En ces temps de crise de banlieue, Saïan Supa Crew déballe un album de revendications qui tombe à pic, et qui profite des projecteurs médiatiques en montrant une image qualitative.


« Blow », le titre qui ouvre Hold-up, annonce bien la couleur. Le clin d’oeil au reggae avec les « yo-yo » chantés à la Bob Marley, un flow tantôt rap tantôt raggamuffin, le français et l’anglais qui s’entremêlent, le drum & bass en filigrane, les MC qui se succèdent pour déverser leur poésie urbaine : un bon cumulé de ce que sait faire le groupe en fin de compte.

1997. SSC est à l’origine un collectif (Sir Samuel, Sly, Feniksi, Vicelow, Leeroy & Specta) devenu par la suite un quintette dont le premier album, KLR, est un hommage à la mort du membre du même nom. Ensuite, l’album X-raisons va confirmer tout le bien qu’on pensait d’eux, mais aussi les conforter dans une position commerciale enviable, puisqu’ils vendent jusqu’à 100 000 exemplaires hors de l’hexagone. Après avoir chacun fait son petit bout de chemin en solo ou en collaboration avec d’autres artistes, ils se retrouvent tous sauf un (Specta) pour ce troisième album. Hold up tombe à pic en ces temps de crise urbanistico-HLM. Certaines chansons ne font pas dans la dentelle en la matière comme l’explicite « Zonarisk » : « Bienvenue dans la zone à risques, risquée en quoi? Il faudra bien qu’on le définisse quelques menus trafics pour réchauffer les coeurs, Faut-il en faire état au journal de 20H? Les plus grands trafiquants sont ceux qui nous dirigent, ils disent chez nous ça sent la pisse, ils nous salissent, au mic je ne vise qu’eux » puis « Ici l’arabe n’aime pas le noir, le noir n’aime pas le blanc » et enfin « Il se passe des trucs pas très clean, certains de ceux qui se disent muslims pratiquent le viol en clan« .

Le hip hop tient toujours une belle place chez Saïan.
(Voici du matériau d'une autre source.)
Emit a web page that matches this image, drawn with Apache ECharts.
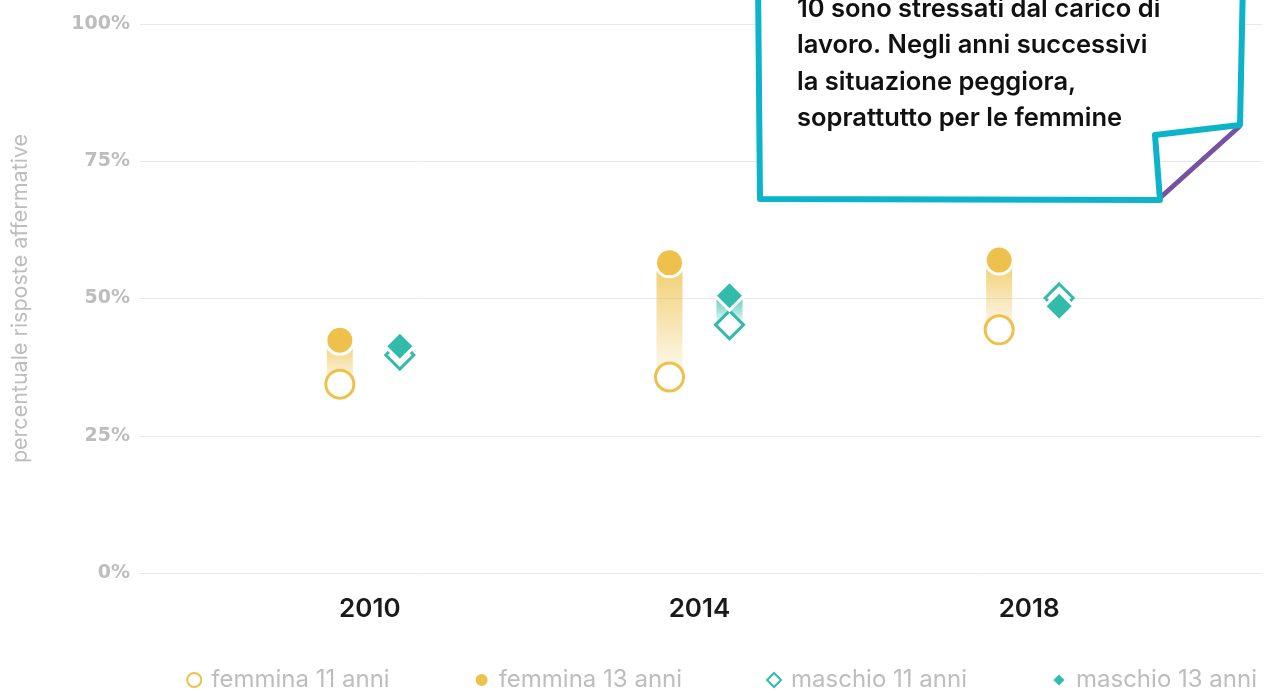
<!DOCTYPE html>
<html>
<head>
<meta charset="utf-8">
<script src="https://cdn.jsdelivr.net/npm/echarts@6/dist/echarts.min.js"></script>
<style>
  html, body { margin: 0; padding: 0; background: #fff; }
  #chart { width: 1274px; height: 693px; }
</style>
</head>
<body>
<div id="chart"></div>
<script>
// dati (percentuale risposte affermative)
var years = ['2010', '2014', '2018'];
var femmina11 = [34.4, 35.7, 44.3];
var femmina13 = [42.4, 56.5, 57.0];
var maschio11 = [39.7, 45.2, 50.1];
var maschio13 = [41.3, 50.5, 48.6];
var yTicks = [0, 25, 50, 75, 100];

var GIALLO = '#edc14b';
var VERDE = '#32bbaa';
var FONT = 'Inter, "Noto Sans", sans-serif';

var chart = echarts.init(document.getElementById('chart'));

// barra sfumata tra 11 e 13 anni
function rangeBar(offset, color) {
  return function (params, api) {
    var x = api.value(0);
    var p11 = api.coord([x, api.value(1)]);
    var p13 = api.coord([x, api.value(2)]);
    var top = Math.min(p11[1], p13[1]);
    var h = Math.abs(p11[1] - p13[1]);
    var stops = [
      { offset: 0, color: echarts.color.modifyAlpha(color, 0.8) },
      { offset: 1, color: echarts.color.modifyAlpha(color, 0.08) }
    ];
    var grad = p13[1] <= p11[1]
      ? new echarts.graphic.LinearGradient(0, 0, 0, 1, stops)
      : new echarts.graphic.LinearGradient(0, 1, 0, 0, stops);
    return {
      type: 'rect',
      shape: { x: p11[0] + offset - 13, y: top, width: 26, height: h },
      style: { fill: grad }
    };
  };
}

function zipData(a, b) {
  return years.map(function (y, i) { return [i, a[i], b[i]]; });
}

chart.setOption({
  animation: false,
  textStyle: { fontFamily: FONT },
  grid: [
    { left: 140, right: 12, top: 24, bottom: 120 },
    { left: 205, right: 80, top: 24, bottom: 120 }
  ],
  xAxis: [
    { gridIndex: 0, type: 'value', show: false, min: 0, max: 1 },
    {
      gridIndex: 1,
      type: 'category',
      data: years,
      axisLine: { show: false },
      axisTick: { show: false },
      axisLabel: { color: '#1a1a1a', fontSize: 26, fontWeight: 600, margin: 23, fontFamily: FONT }
    }
  ],
  yAxis: [
    {
      gridIndex: 0,
      type: 'value',
      min: 0,
      max: 100,
      interval: 25,
      name: 'percentuale risposte affermative',
      nameLocation: 'middle',
      nameGap: 108,
      nameTextStyle: { color: '#bdbdbd', fontSize: 21.5, fontFamily: FONT },
      axisLine: { show: false },
      axisTick: { show: false },
      axisLabel: {
        color: '#bdbdbd', fontSize: 19, fontWeight: 'bold', margin: 10, fontFamily: '"DejaVu Sans", sans-serif',
        formatter: function (v) { return yTicks.indexOf(v) >= 0 ? v + '%' : ''; }
      },
      splitLine: { lineStyle: { color: '#e8e8e8', width: 1 } }
    },
    { gridIndex: 1, type: 'value', min: 0, max: 100, show: false, splitLine: { show: false } }
  ],
  legend: {
    data: ['femmina 11 anni', 'femmina 13 anni', 'maschio 11 anni', 'maschio 13 anni'],
    top: 663,
    right: 12,
    itemGap: 84,
    itemWidth: 14,
    itemHeight: 14,
    textStyle: { color: '#bdbdbd', fontSize: 24, fontFamily: FONT, padding: [0, 0, 0, 5] }
  },
  series: [
    {
      type: 'custom', xAxisIndex: 1, yAxisIndex: 1, z: 1,
      renderItem: rangeBar(-30, GIALLO),
      data: zipData(femmina11, femmina13)
    },
    {
      type: 'custom', xAxisIndex: 1, yAxisIndex: 1, z: 1,
      renderItem: rangeBar(30, VERDE),
      data: zipData(maschio11, maschio13)
    },
    {
      name: 'femmina 11 anni', type: 'scatter', xAxisIndex: 1, yAxisIndex: 1, z: 2,
      symbol: 'circle', symbolSize: 28, symbolOffset: [-30, 0],
      itemStyle: { color: '#fff', borderColor: GIALLO, borderWidth: 3, opacity: 1 },
      data: femmina11
    },
    {
      name: 'femmina 13 anni', type: 'scatter', xAxisIndex: 1, yAxisIndex: 1, z: 3,
      symbol: 'circle', symbolSize: 28, symbolOffset: [-30, 0],
      itemStyle: { color: GIALLO, borderColor: '#fff', borderWidth: 3, opacity: 1 },
      data: femmina13
    },
    {
      name: 'maschio 11 anni', type: 'scatter', xAxisIndex: 1, yAxisIndex: 1, z: 2,
      symbol: 'diamond', symbolSize: 28, symbolOffset: [30, 0],
      itemStyle: { color: '#fff', borderColor: VERDE, borderWidth: 3, opacity: 1 },
      data: maschio11
    },
    {
      name: 'maschio 13 anni', type: 'scatter', xAxisIndex: 1, yAxisIndex: 1, z: 3,
      symbol: 'diamond', symbolSize: 29, symbolOffset: [30, 0],
      itemStyle: { color: VERDE, borderColor: '#fff', borderWidth: 3, opacity: 1 },
      data: maschio13
    }
  ],
  graphic: [
    {
      type: 'line', z: 100,
      shape: { x1: 1161, y1: 197, x2: 1240, y2: 126 },
      style: { stroke: '#7652a0', lineWidth: 5 }
    },
    {
      type: 'polygon', z: 101,
      shape: { points: [[758, -20], [760, 199], [1160, 200], [1155, 135], [1240, 125], [1243, -20]] },
      style: { fill: '#fff', stroke: '#0bb4c9', lineWidth: 6, lineJoin: 'round' }
    },
    {
      type: 'text', z: 102, left: 797, top: -9,
      style: {
        text: '10 sono stressati dal carico di\nlavoro. Negli anni successivi\nla situazione peggiora,\nsoprattutto per le femmine',
        fill: '#111', font: '600 25.5px Inter, "Noto Sans", sans-serif', lineHeight: 36.5
      }
    }
  ]
});
</script>
</body>
</html>
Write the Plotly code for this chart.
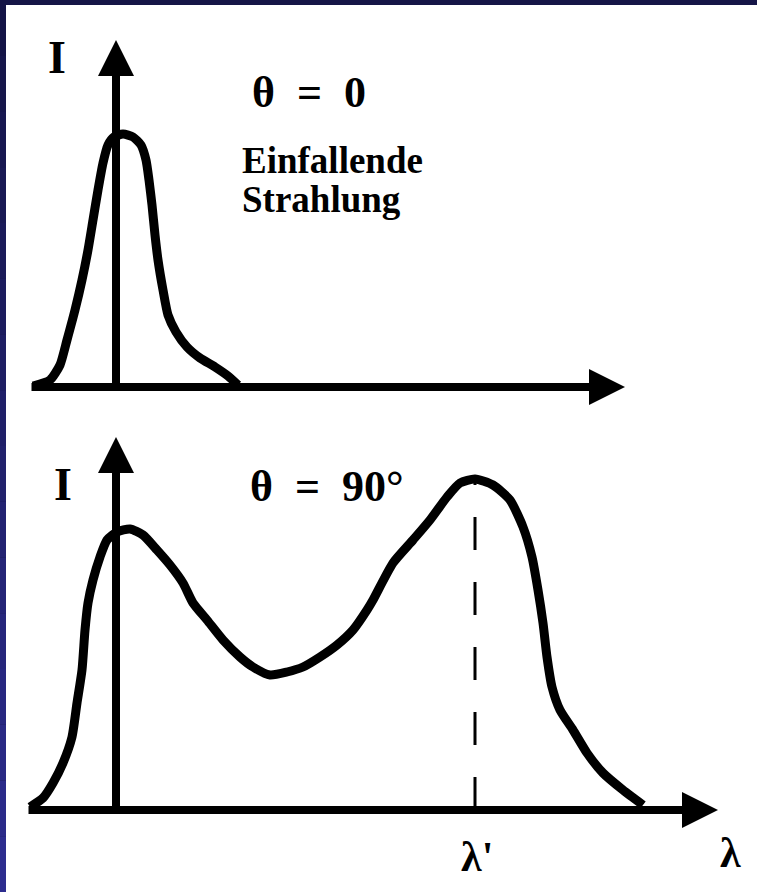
import plotly.graph_objects as go

# ---- data (arbitrary units: lambda along x, intensity I along y) ----
top_lam = [-1.66, -1.32, -1.12, -0.98, -0.82, -0.68, -0.56, -0.46, -0.36, -0.26, -0.16, -0.04,
           0.14, 0.34, 0.50, 0.60, 0.66, 0.72, 0.78, 0.84, 0.94, 1.04, 1.20, 1.42, 1.68, 1.98, 2.24, 2.44]
top_I = [0.04, 0.28, 0.88, 1.88, 3.08, 4.28, 5.48, 6.68, 7.88, 8.96, 9.68, 10.0,
         10.12, 10.0, 9.68, 9.08, 8.28, 7.28, 6.08, 5.08, 3.88, 2.88, 2.2, 1.6, 1.16, 0.8, 0.44, 0.08]

bot_lam = [-1.72, -1.46, -1.26, -1.06, -0.88, -0.78, -0.68, -0.62, -0.56, -0.46, -0.32, -0.18, 0.02,
           0.28, 0.54, 0.82, 1.08, 1.34, 1.54, 1.82, 2.14, 2.48, 2.74, 3.08, 3.42, 3.74, 4.08, 4.42,
           4.74, 5.02, 5.14, 5.54, 5.94, 6.28, 6.62, 6.88, 7.18, 7.54, 7.88, 8.14, 8.32, 8.44, 8.54,
           8.62, 8.72, 8.88, 9.14, 9.42, 9.74, 10.14, 10.54]
bot_I = [0.12, 0.48, 1.08, 1.88, 2.92, 4.28, 5.6, 7.2, 8.28, 9.2, 10.12, 10.8, 11.12,
         11.24, 11.0, 10.4, 9.8, 9.08, 8.28, 7.6, 6.8, 6.12, 5.72, 5.4, 5.52, 5.72, 6.12, 6.6,
         7.2, 8.0, 8.4, 9.88, 10.8, 11.6, 12.52, 13.08, 13.24, 13.0, 12.4, 11.32, 10.12, 8.8, 7.48,
         6.12, 4.92, 4.0, 3.2, 2.28, 1.48, 0.8, 0.2]

lam_prime = 7.18
lam_prime_peak = 13.24

top_axis_x = [-1.72, 10.18]   # lambda axis extent (top)
top_axis_y = 13.88            # I axis tip (top)
bot_axis_x = [-1.78, 12.04]
bot_axis_y = 14.92

labels_top = {"I": (-1.18, 13.2), "theta": (3.86, 11.8), "lam": (10.68, -1.64)}
labels_bot = {"I": (-1.06, 13.04), "theta": (4.22, 12.96), "lam": (12.28, -1.72), "lamp": (7.22, -1.88)}

W, H = 757, 892
split = 1 - 420 / H

fig = go.Figure()
line_style = dict(color="black", width=9, shape="spline", smoothing=0.6)
fig.add_trace(go.Scatter(x=top_lam, y=top_I, mode="lines", line=line_style, xaxis="x", yaxis="y",
                         hoverinfo="skip", showlegend=False))
fig.add_trace(go.Scatter(x=bot_lam, y=bot_I, mode="lines", line=line_style, xaxis="x2", yaxis="y2",
                         hoverinfo="skip", showlegend=False))
fig.add_trace(go.Scatter(x=[lam_prime, lam_prime], y=[0, lam_prime_peak], mode="lines",
                         line=dict(color="black", width=3, dash="33px,32px"),
                         xaxis="x2", yaxis="y2", hoverinfo="skip", showlegend=False))

def arrow(x, y, ax, ay, xr, yr):
    fig.add_annotation(x=x, y=y, ax=ax, ay=ay, xref=xr, yref=yr, axref=xr, ayref=yr,
                       text="", showarrow=True, arrowhead=2, arrowsize=0.9, arrowwidth=8,
                       arrowcolor="black")

arrow(0, top_axis_y, 0, -0.16, "x", "y")
arrow(top_axis_x[1], 0, top_axis_x[0], 0, "x", "y")
arrow(0, bot_axis_y, 0, -0.16, "x2", "y2")
arrow(bot_axis_x[1], 0, bot_axis_x[0], 0, "x2", "y2")

serif = "Liberation Serif"
def label(text, pos, xr, yr, size, weight="bold", xanchor="center"):
    fig.add_annotation(x=pos[0], y=pos[1], xref=xr, yref=yr, text=text, showarrow=False,
                       xanchor=xanchor, yanchor="middle",
                       font=dict(family=serif, size=size, color="black", weight=weight))

nb = "\u00a0"
label("I", labels_top["I"], "x", "y", 46)
label("θ" + nb * 2 + "=" + nb * 2 + "0", labels_top["theta"], "x", "y", 44)
label("λ", labels_top["lam"], "x", "y", 42)
label("Einfallende", (2.48, 9.08), "x", "y", 37, xanchor="left")
label("Strahlung", (2.48, 7.52), "x", "y", 37, xanchor="left")
label("I", labels_bot["I"], "x2", "y2", 46)
label("θ" + nb * 2 + "=" + nb * 2 + "90°", labels_bot["theta"], "x2", "y2", 44)
label("λ", labels_bot["lam"], "x2", "y2", 42)
label("λ'", labels_bot["lamp"], "x2", "y2", 42)

# frame: white sheet with navy edges
shapes = [dict(type="rect", xref="paper", yref="paper", x0=6 / W, x1=1, y0=0, y1=1 - 5 / H,
               fillcolor="white", line=dict(width=0), layer="below")]
nb_bands = 16
c0, c1 = (20, 20, 70), (44, 44, 142)
for i in range(nb_bands):
    t = i / (nb_bands - 1)
    col = tuple(round(c0[k] + (c1[k] - c0[k]) * t) for k in range(3))
    shapes.append(dict(type="rect", xref="paper", yref="paper", x0=0, x1=6 / W,
                       y1=1 - i / nb_bands, y0=1 - (i + 1) / nb_bands,
                       fillcolor="rgb(%d,%d,%d)" % col, line=dict(width=0), layer="below"))

xr = [(0 - 116) / 50, (W - 116) / 50]
hidden = dict(visible=False, showgrid=False, zeroline=False, fixedrange=True)
fig.update_layout(
    width=W, height=H, autosize=False,
    margin=dict(l=0, r=0, t=0, b=0, pad=0),
    paper_bgcolor="rgb(21,21,71)", plot_bgcolor="rgba(0,0,0,0)",
    shapes=shapes, showlegend=False,
    xaxis=dict(domain=[0, 1], range=xr, anchor="y", **hidden),
    yaxis=dict(domain=[split, 1], range=[(387 - 420) / 25, 387 / 25], anchor="x", **hidden),
    xaxis2=dict(domain=[0, 1], range=xr, anchor="y2", **hidden),
    yaxis2=dict(domain=[0, split], range=[(810 - H) / 25, (810 - 420) / 25], anchor="x2", **hidden),
)
fig.write_html(
    "out.html",
    config={"displayModeBar": False, "staticPlot": True},
    post_script="document.body.style.margin='0';document.body.style.padding='0';"
                "document.documentElement.style.overflow='hidden';",
)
La pâte évolue dans un rap à la A Tribe called Quest, à savoir teinté de jazz (ici, c’est une boucle de clarinette qui lie la sauce). Des petits interludes humoristiques s’immiscent ici et là, à la manière de De La Soul. Celui de l’intro « 96 degreez » est assez loufoque et vaut le détour. « Feceps » parle de « cul, de cul, de cul » enfin, de « cette partie de ton anatomie », et ne cache pas (pourquoi le faire) cet instinct ma foi assez normal.

Le reggae : le raggamuffin de « jungle », « 96 degreez », avec un refrain chanté par Patrice et accompagné d’une guitare sèche est très réussi. La basse y est providentielle, et on ne peut pas, vraiment pas, se contenter de rester assis comme un bête quidam. Non, on se lève, et on se trémousse. Probablement le meilleur titre de ce disque.

Enfin, ce qui a aussi fait le succès de SSC, ce savant mélange des genres, est toujours d’actualité avec le souk de « Hold-up », « Rouge-sang », un beau pamphlet sur la colonisation et sur la condition black (« J’suis pas africain ? Mais qu’est-ce que c’est que ces bêtises, un antillais de souche n’existe pas faut que tu piges (…), quelle est la couleur de ma terre natale rouge-sang coule sur nos trottoirs, rouge sang coule dans nos mémoires, en attendant j’ai mal, mal mal« ). Enfin, la soul ou le r & b sont aussi de la partie, avec « So into you ». « Si j’avais su » enfin affiche la collaboration de Camille, avec qui Sly est venu donner un coup de Human beatbox sur sa tournée.

Un disque touche à tout qui prouve que ce n’est pas en se diversifiant que l’on se perd en chemin.